Please show that \(p(00)\) and \(p(01)\) are not identifiable.
Click for Answer
It can be shown that the conditional probability of all response vectors for \(00\) and \(01\) are identical. For example, \[\begin{align} P(\mathbf{X}=(000)|\alpha=(00)) &= g^3 \\ P(\mathbf{X}=(000)|\alpha=(01)) &= g^3 \\ \end{align}\] This suggests that from a response vector, there is no way to distinguish \(00\) from \(01\), and therefore, \(p(00)\) and \(p(01)\) are not identifiable.
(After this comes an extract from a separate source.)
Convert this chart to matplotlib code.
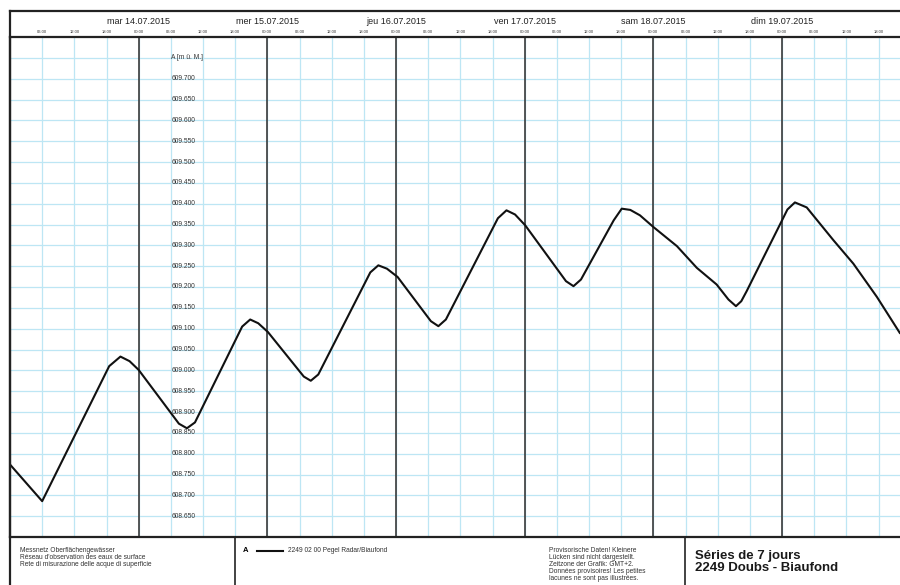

More formally, \[\begin{align} P(\mathbf{x}|Q,{\Theta},{\mathbf{p}}) =&\sum_c P(\mathbf{x}|\alpha_c,Q,{\Theta}) p(\alpha_c)\\ =&P(\mathbf{x}|\alpha=(00),Q,{\Theta}) p(\alpha=(00))+\\ &P(\mathbf{x}|\alpha=(10),Q,{\Theta}) p(\alpha=(10))+\\ &P(\mathbf{x}|\alpha=(01),Q,{\Theta}) p(\alpha=(01))+\\ &P(\mathbf{x}|\alpha=(11),Q,{\Theta}) p(\alpha=(11)) \end{align}\]
Because \(P(\mathbf{x}|\alpha=(00),Q,{\Theta})=P(\mathbf{x}|\alpha=(01),Q,{\Theta})\) for all \(\mathbf{x}\), \(p(\alpha=(00))\) and \(p(\alpha=(01))\) cannot be uniquely determined.